Intent of Voting Rights Law Argued in N.C.

     (CN) – As a trial over controversial changes to North Carolina’s voting rights law opened in the Winston-Salem Federal Court Monday lawyers for the state argued there was no discriminatory intent behind a statute plaintiffs claim disenfranchises black voters.
     The legislation at issue, enacted in 2013, ended same-day voter registration, stopped the counting of out-of-precinct votes, and did away with pre-registration of 17-year-old high school students.
     The plaintiffs in the case claim these and other measures included in the law, such as a dramatic reduction in the number of early voting days, disproportionately affect black and Hispanic voters and are evidence of institutionalized racism in the state.
     They also note the changes were made after the Supreme Court struck down a requirement that election law changes in North Carolina and eight other states in the Deep South — states with a history of racial discrimination — by preapproved by federal officials.
     But Butch Bowers, one of a team of lawyers representing Gov. Pat McCrory, was unequivocal in his opening remarks before U.S. District Judge Thomas Schroader.
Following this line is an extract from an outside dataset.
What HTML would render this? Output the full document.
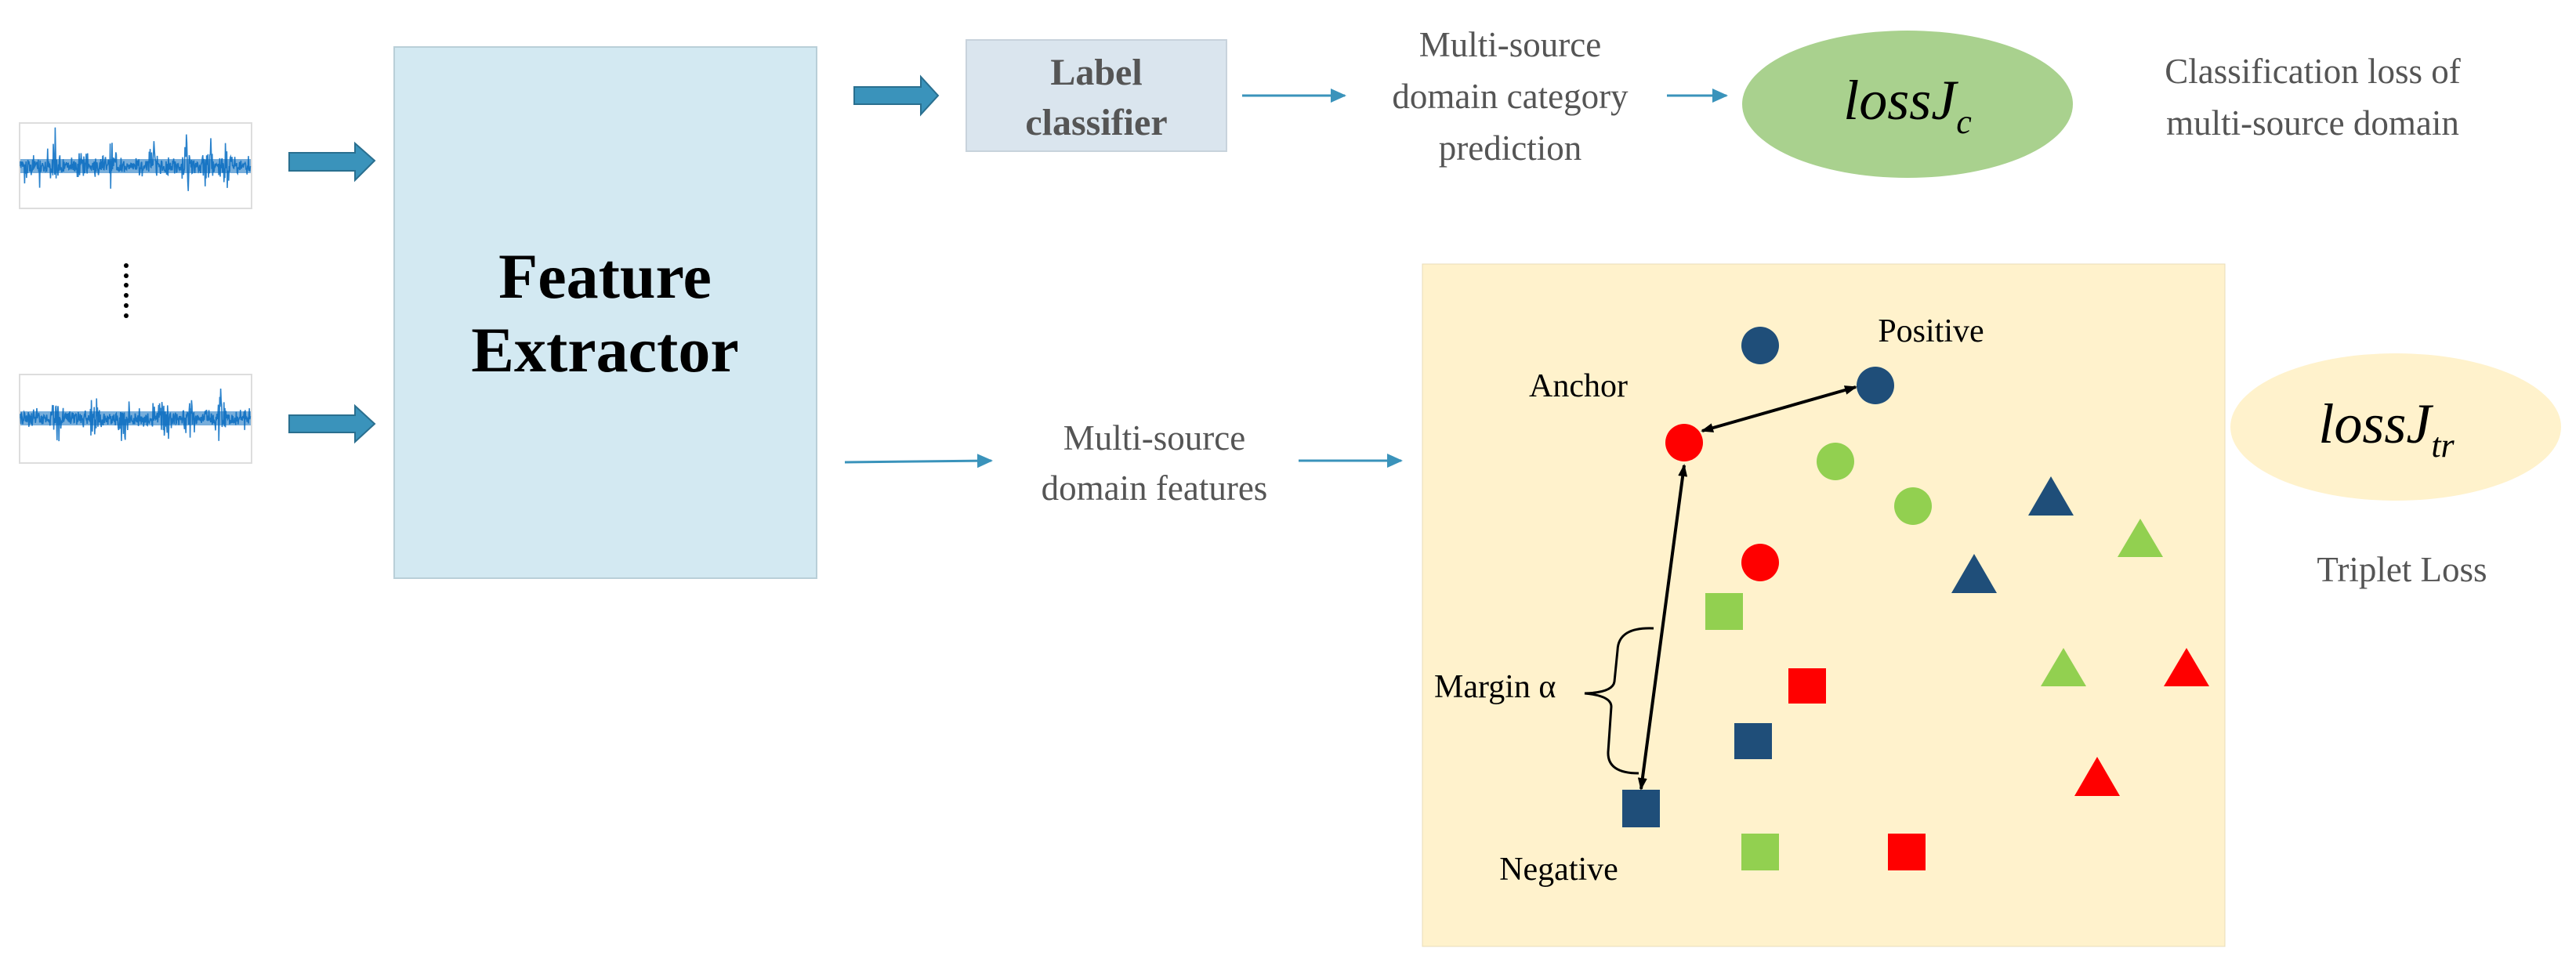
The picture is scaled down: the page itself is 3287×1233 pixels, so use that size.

     “We will show that there is no discrimination, intentional or otherwise,” he said.
     According to Bowers, the law was changed primarily to reduce the administrative costs associated with elections, and that it is not discriminatory because it applies to all races equally.
     Last year, Judge Schroader refused to impose a preliminary injunction to keep the law from influencing the outcome of the November elections. He was later overruled by a divided Fourth Circuit panel, which said it did see the potential for the disenfranchisement of minority voters.
     Its ruling restored same-day voter registration and reinstated out-of-precinct provisional voting on Voting Rights Act grounds. But it allowed other key provisions of the law, such as reduction of early-voting days and the expansion of allowable voter challengers, will go into effect before the election.
     The Supreme Court granted North Carolina a stay from implementing the Fourth Circuit’s order “pending the timely filing and disposition of a petition for a writ of certiorari.”
     In a dissent, Justice Ruth Bader Ginsburg, joined by Justice Sonia Sotomayor, said she agreed with the appeals court’s determination that the two provisions “risked significantly reducing opportunities for black voters to exercise the franchise.” “Accordingly, I would retain, pending full adjudication of this case, the preliminary injunction ordered by the Court of Appeals,” Justice Ginsburg wrote.
     The Justice Department, which claims the discriminatory effects of the law were neither accidental nor unforeseen, is seeking to reinstate federal preclearance of election amendments in North Carolina.
     The trial is expected to last four weeks.